The task: Leave out all pictures and give back precisely the lines from the line with "Generate a Python" to the line with "x_ticks = [0, 300, 600, 900, 1200]", including those two lines.

Record excerpts:
<<<<

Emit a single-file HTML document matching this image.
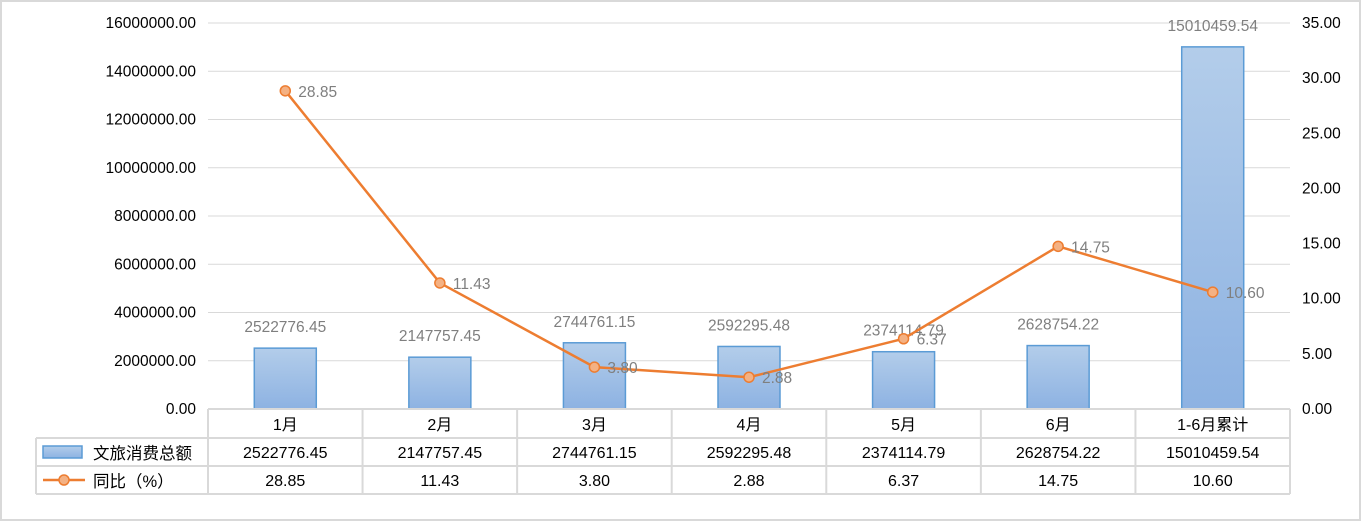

>>>>
<<<<

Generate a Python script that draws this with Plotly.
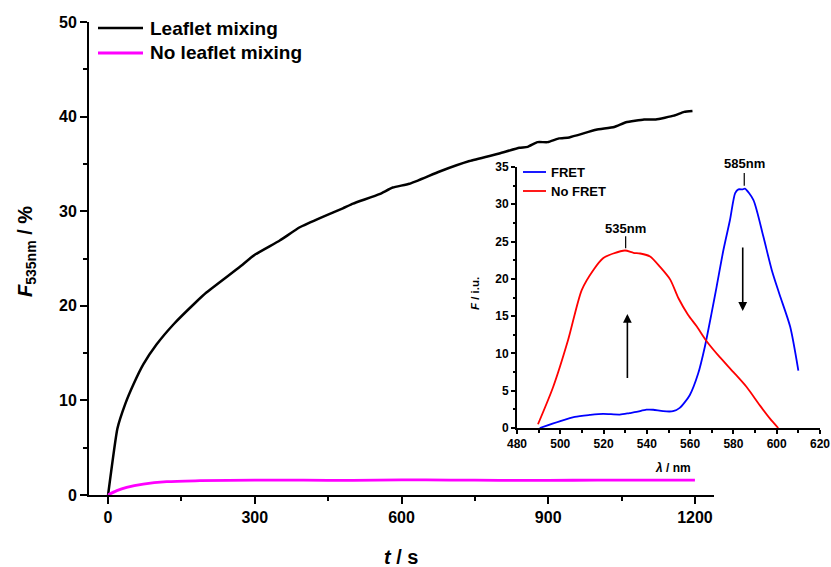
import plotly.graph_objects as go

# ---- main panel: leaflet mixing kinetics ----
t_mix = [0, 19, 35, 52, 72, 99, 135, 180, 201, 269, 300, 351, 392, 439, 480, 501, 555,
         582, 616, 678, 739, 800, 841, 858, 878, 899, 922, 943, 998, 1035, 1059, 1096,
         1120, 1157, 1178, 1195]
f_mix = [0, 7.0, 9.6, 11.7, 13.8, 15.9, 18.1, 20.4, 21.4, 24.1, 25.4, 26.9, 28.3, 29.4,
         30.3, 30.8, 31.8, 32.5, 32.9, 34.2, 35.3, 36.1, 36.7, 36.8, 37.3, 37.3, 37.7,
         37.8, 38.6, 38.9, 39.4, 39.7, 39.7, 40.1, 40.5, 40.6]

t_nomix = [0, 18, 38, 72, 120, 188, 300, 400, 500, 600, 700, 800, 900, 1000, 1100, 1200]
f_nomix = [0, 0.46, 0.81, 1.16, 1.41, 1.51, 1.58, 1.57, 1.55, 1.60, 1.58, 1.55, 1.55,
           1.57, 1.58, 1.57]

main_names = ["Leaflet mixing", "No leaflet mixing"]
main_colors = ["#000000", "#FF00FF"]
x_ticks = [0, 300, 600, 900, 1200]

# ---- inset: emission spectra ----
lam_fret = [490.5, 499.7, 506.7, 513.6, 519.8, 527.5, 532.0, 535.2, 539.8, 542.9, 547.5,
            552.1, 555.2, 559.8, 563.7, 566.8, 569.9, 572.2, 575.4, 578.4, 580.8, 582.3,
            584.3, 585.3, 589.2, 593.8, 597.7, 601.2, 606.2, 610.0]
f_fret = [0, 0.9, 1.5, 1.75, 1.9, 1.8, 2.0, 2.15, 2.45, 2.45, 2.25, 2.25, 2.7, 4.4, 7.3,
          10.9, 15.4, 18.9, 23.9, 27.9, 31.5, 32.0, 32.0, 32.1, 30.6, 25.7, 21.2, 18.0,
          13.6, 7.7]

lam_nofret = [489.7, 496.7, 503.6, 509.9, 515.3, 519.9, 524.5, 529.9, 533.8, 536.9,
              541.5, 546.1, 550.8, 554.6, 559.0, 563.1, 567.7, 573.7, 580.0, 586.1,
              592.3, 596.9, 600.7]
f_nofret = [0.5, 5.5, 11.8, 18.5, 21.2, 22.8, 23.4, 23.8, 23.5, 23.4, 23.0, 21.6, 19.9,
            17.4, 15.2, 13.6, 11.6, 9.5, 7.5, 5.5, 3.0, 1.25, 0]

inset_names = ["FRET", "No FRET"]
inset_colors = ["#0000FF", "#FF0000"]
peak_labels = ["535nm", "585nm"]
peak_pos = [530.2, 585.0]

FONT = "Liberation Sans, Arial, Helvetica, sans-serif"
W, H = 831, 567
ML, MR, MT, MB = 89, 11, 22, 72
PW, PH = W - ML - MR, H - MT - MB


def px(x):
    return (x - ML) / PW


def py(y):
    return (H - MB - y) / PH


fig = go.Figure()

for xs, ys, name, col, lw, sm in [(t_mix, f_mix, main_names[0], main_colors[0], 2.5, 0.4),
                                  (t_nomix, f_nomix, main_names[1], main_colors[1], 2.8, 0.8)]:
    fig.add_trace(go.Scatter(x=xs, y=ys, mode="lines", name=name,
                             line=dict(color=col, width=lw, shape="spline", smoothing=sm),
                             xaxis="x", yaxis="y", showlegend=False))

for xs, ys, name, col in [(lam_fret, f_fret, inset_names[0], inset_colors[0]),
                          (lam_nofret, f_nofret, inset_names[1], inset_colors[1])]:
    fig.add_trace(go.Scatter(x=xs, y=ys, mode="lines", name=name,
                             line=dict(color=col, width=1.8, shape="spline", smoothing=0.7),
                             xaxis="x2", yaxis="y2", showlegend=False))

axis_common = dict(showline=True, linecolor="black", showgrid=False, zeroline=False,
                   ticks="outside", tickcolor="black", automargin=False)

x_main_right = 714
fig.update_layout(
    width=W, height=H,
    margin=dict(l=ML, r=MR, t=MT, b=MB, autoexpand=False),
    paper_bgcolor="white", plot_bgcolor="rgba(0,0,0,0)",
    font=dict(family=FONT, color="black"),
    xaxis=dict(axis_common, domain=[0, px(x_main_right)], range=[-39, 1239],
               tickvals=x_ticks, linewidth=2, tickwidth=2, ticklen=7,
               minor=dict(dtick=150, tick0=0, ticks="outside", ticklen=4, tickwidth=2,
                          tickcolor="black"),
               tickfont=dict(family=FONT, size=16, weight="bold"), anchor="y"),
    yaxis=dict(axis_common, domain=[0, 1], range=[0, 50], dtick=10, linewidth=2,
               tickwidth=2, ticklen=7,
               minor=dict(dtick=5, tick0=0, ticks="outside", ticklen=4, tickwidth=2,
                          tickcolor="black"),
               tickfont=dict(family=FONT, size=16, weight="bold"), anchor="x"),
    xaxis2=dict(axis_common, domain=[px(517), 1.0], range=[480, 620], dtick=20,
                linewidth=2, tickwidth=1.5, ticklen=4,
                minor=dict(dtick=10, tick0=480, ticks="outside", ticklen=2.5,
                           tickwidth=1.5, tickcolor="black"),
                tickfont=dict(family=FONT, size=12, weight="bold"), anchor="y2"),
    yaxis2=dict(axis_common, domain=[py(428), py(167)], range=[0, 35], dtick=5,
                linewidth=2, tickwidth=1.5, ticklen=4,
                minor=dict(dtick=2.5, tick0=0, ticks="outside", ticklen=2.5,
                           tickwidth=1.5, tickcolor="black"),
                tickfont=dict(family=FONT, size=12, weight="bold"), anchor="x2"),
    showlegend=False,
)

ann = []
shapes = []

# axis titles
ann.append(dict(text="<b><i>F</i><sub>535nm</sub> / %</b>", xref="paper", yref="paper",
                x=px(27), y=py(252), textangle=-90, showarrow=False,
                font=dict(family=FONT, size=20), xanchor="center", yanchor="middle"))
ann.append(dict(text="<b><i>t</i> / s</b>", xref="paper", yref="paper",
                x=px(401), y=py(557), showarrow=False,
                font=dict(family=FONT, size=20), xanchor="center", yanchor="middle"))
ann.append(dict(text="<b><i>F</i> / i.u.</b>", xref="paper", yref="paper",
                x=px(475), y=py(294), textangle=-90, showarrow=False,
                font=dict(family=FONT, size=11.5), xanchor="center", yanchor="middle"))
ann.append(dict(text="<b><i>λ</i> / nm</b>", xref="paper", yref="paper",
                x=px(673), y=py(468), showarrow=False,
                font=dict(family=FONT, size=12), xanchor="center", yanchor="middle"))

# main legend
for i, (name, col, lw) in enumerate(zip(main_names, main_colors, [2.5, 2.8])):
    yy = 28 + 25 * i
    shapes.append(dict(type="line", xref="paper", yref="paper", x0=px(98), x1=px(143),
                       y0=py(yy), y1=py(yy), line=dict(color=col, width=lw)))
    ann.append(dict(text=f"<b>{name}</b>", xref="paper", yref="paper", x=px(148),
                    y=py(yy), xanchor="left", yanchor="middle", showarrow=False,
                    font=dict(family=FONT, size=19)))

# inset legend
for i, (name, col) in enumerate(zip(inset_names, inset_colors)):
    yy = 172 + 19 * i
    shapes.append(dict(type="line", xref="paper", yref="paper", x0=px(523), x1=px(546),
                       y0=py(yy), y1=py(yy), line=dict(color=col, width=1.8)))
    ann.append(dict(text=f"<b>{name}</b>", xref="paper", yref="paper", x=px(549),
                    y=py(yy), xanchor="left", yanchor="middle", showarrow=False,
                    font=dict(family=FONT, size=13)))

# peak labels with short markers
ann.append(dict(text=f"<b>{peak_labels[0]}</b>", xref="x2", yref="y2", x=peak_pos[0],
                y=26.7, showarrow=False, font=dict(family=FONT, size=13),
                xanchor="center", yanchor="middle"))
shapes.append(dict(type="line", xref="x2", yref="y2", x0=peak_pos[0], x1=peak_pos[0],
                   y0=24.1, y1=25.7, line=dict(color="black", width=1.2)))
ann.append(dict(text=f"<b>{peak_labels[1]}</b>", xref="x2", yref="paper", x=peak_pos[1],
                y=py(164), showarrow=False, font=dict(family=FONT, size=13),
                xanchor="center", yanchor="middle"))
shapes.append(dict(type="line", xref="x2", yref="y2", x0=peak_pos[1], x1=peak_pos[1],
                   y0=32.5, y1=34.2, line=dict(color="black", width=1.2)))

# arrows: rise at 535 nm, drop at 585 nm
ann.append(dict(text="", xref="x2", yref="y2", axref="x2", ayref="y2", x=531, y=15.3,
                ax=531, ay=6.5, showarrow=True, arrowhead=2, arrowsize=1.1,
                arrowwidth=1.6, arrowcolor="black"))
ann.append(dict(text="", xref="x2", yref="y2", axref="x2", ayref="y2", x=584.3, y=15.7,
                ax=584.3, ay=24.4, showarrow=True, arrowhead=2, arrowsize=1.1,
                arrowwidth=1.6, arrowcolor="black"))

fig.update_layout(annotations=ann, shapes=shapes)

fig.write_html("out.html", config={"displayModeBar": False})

>>>>
<<<<

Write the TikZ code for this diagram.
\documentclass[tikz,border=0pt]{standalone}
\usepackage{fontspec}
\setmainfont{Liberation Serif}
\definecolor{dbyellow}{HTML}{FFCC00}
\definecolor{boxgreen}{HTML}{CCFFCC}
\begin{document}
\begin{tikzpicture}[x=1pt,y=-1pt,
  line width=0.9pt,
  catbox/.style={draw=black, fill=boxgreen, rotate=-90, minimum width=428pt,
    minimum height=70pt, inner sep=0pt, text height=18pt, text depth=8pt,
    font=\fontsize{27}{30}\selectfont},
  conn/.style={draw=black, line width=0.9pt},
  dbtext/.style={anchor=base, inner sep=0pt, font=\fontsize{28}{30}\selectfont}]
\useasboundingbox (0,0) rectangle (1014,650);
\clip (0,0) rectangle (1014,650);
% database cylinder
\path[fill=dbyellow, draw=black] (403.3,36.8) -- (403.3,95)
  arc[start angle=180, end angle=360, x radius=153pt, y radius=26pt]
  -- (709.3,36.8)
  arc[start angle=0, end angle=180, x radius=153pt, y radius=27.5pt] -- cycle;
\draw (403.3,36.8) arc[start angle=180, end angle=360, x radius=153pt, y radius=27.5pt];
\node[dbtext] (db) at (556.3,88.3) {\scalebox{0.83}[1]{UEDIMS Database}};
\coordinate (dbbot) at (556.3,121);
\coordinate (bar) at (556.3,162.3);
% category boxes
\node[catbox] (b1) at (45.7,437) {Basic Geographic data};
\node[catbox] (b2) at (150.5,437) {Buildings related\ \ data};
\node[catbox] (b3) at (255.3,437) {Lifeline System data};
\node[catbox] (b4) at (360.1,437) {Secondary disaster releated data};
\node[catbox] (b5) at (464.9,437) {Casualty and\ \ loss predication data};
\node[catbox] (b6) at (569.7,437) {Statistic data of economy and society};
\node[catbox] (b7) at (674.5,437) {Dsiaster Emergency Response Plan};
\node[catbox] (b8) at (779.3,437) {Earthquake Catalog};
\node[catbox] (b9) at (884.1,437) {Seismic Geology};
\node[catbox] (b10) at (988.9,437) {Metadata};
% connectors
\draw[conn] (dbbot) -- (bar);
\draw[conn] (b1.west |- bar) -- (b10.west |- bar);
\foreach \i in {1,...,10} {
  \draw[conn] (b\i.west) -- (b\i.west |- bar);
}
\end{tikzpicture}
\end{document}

>>>>

Response to this exercise:
Generate a Python script that draws this with Plotly.
import plotly.graph_objects as go

# ---- main panel: leaflet mixing kinetics ----
t_mix = [0, 19, 35, 52, 72, 99, 135, 180, 201, 269, 300, 351, 392, 439, 480, 501, 555,
         582, 616, 678, 739, 800, 841, 858, 878, 899, 922, 943, 998, 1035, 1059, 1096,
         1120, 1157, 1178, 1195]
f_mix = [0, 7.0, 9.6, 11.7, 13.8, 15.9, 18.1, 20.4, 21.4, 24.1, 25.4, 26.9, 28.3, 29.4,
         30.3, 30.8, 31.8, 32.5, 32.9, 34.2, 35.3, 36.1, 36.7, 36.8, 37.3, 37.3, 37.7,
         37.8, 38.6, 38.9, 39.4, 39.7, 39.7, 40.1, 40.5, 40.6]

t_nomix = [0, 18, 38, 72, 120, 188, 300, 400, 500, 600, 700, 800, 900, 1000, 1100, 1200]
f_nomix = [0, 0.46, 0.81, 1.16, 1.41, 1.51, 1.58, 1.57, 1.55, 1.60, 1.58, 1.55, 1.55,
           1.57, 1.58, 1.57]

main_names = ["Leaflet mixing", "No leaflet mixing"]
main_colors = ["#000000", "#FF00FF"]
x_ticks = [0, 300, 600, 900, 1200]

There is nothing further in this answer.